§ **Job**: Carry none of the pictures over; write out the complete data exactly.

§ **Supplied data**:
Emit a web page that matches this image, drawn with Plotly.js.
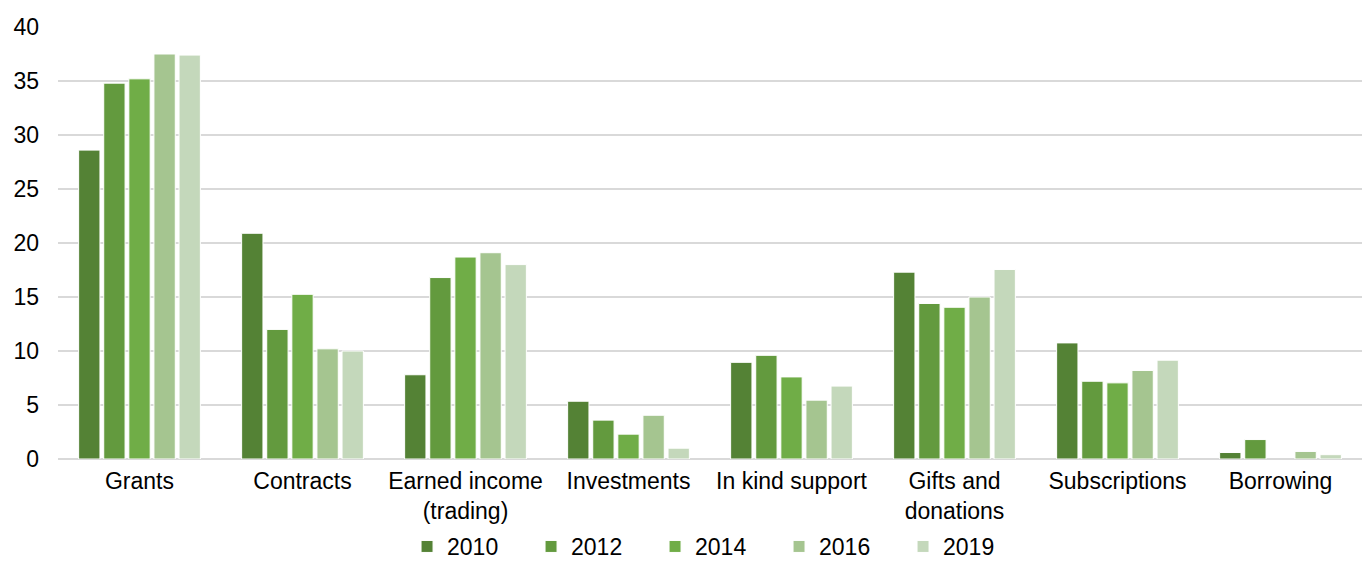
<!DOCTYPE html>
<html><head><meta charset="utf-8">
<script src="https://cdn.plot.ly/plotly-3.0.1.min.js"></script>
<style>html,body{margin:0;padding:0;background:#fff}#c{width:1367px;height:568px}</style>
</head><body><div id="c"></div>
<script>
const categories = ["Grants","Contracts","Earned income<br>(trading)","Investments","In kind support","Gifts and<br>donations","Subscriptions","Borrowing"];
const years = ["2010","2012","2014","2016","2019"];
const v2010 = [28.6,20.9,7.8,5.35,8.95,17.3,10.75,0.6];
const v2012 = [34.8,12.0,16.8,3.6,9.6,14.4,7.2,1.8];
const v2014 = [35.2,15.25,18.7,2.3,7.6,14.05,7.05,null];
const v2016 = [37.5,10.2,19.1,4.05,5.45,15.0,8.2,0.7];
const v2019 = [37.4,10.0,18.0,1.0,6.75,17.55,9.15,0.4];
const colors = ["#548235","#639A3E","#70AD47","#A5C590","#C4D8BB"];
const series = [v2010,v2012,v2014,v2016,v2019];
const traces = series.map((s,i)=>({
  type:'bar', name: years[i], x: categories, y: s,
  marker:{color: colors[i], line:{color:'#ffffff', width:1}},
  hoverinfo:'x+y+name'
}));
const layout = {
  width:1367, height:568,
  margin:{l:58,r:5,t:27,b:109},
  paper_bgcolor:'#fff', plot_bgcolor:'#fff',
  font:{family:'Liberation Sans, Arial, sans-serif', size:23, color:'#000'},
  barmode:'group', bargap:0.23, bargroupgap:0.15,
  xaxis:{showgrid:false, zeroline:false, showline:false, ticks:'', tickfont:{size:23}, automargin:false, ticklabelstandoff:6},
  yaxis:{range:[0,40], dtick:5, showgrid:true, gridcolor:'#d9d9d9', gridwidth:2,
         zeroline:true, zerolinecolor:'#d9d9d9', zerolinewidth:2,
         tickfont:{size:23}, ticks:'', ticklen:0, automargin:false, ticklabelstandoff:18},
  showlegend:true,
  legend:{orientation:'h', x:0.5054, xanchor:'center', xref:'paper', yref:'container', y:0, yanchor:'bottom',
          font:{size:23}, entrywidth:79, entrywidthmode:'pixels', itemwidth:30, traceorder:'normal'}
};
Plotly.newPlot('c', traces, layout, {displayModeBar:false, staticPlot:true});
</script></body></html>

§ **Response to the task**:
Emit a web page that matches this image, drawn with Plotly.js.
<!DOCTYPE html>
<html><head><meta charset="utf-8">
<script src="https://cdn.plot.ly/plotly-3.0.1.min.js"></script>
<style>html,body{margin:0;padding:0;background:#fff}#c{width:1367px;height:568px}</style>
</head><body><div id="c"></div>
<script>
const categories = ["Grants","Contracts","Earned income<br>(trading)","Investments","In kind support","Gifts and<br>donations","Subscriptions","Borrowing"];
const years = ["2010","2012","2014","2016","2019"];
const v2010 = [28.6,20.9,7.8,5.35,8.95,17.3,10.75,0.6];
const v2012 = [34.8,12.0,16.8,3.6,9.6,14.4,7.2,1.8];
const v2014 = [35.2,15.25,18.7,2.3,7.6,14.05,7.05,null];
const v2016 = [37.5,10.2,19.1,4.05,5.45,15.0,8.2,0.7];
const v2019 = [37.4,10.0,18.0,1.0,6.75,17.55,9.15,0.4];
const colors = ["#548235","#639A3E","#70AD47","#A5C590","#C4D8BB"];
const series = [v2010,v2012,v2014,v2016,v2019];
const traces = series.map((s,i)=>({
  type:'bar', name: years[i], x: categories, y: s,
  marker:{color: colors[i], line:{color:'#ffffff', width:1}},
  hoverinfo:'x+y+name'
}));
const layout = {
  width:1367, height:568,
  margin:{l:58,r:5,t:27,b:109},
  paper_bgcolor:'#fff', plot_bgcolor:'#fff',
  font:{family:'Liberation Sans, Arial, sans-serif', size:23, color:'#000'},
  barmode:'group', bargap:0.23, bargroupgap:0.15,
  xaxis:{showgrid:false, zeroline:false, showline:false, ticks:'', tickfont:{size:23}, automargin:false, ticklabelstandoff:6},
  yaxis:{range:[0,40], dtick:5, showgrid:true, gridcolor:'#d9d9d9', gridwidth:2,
         zeroline:true, zerolinecolor:'#d9d9d9', zerolinewidth:2,
         tickfont:{size:23}, ticks:'', ticklen:0, automargin:false, ticklabelstandoff:18},
  showlegend:true,
  legend:{orientation:'h', x:0.5054, xanchor:'center', xref:'paper', yref:'container', y:0, yanchor:'bottom',
          font:{size:23}, entrywidth:79, entrywidthmode:'pixels', itemwidth:30, traceorder:'normal'}
};
Plotly.newPlot('c', traces, layout, {displayModeBar:false, staticPlot:true});
</script></body></html>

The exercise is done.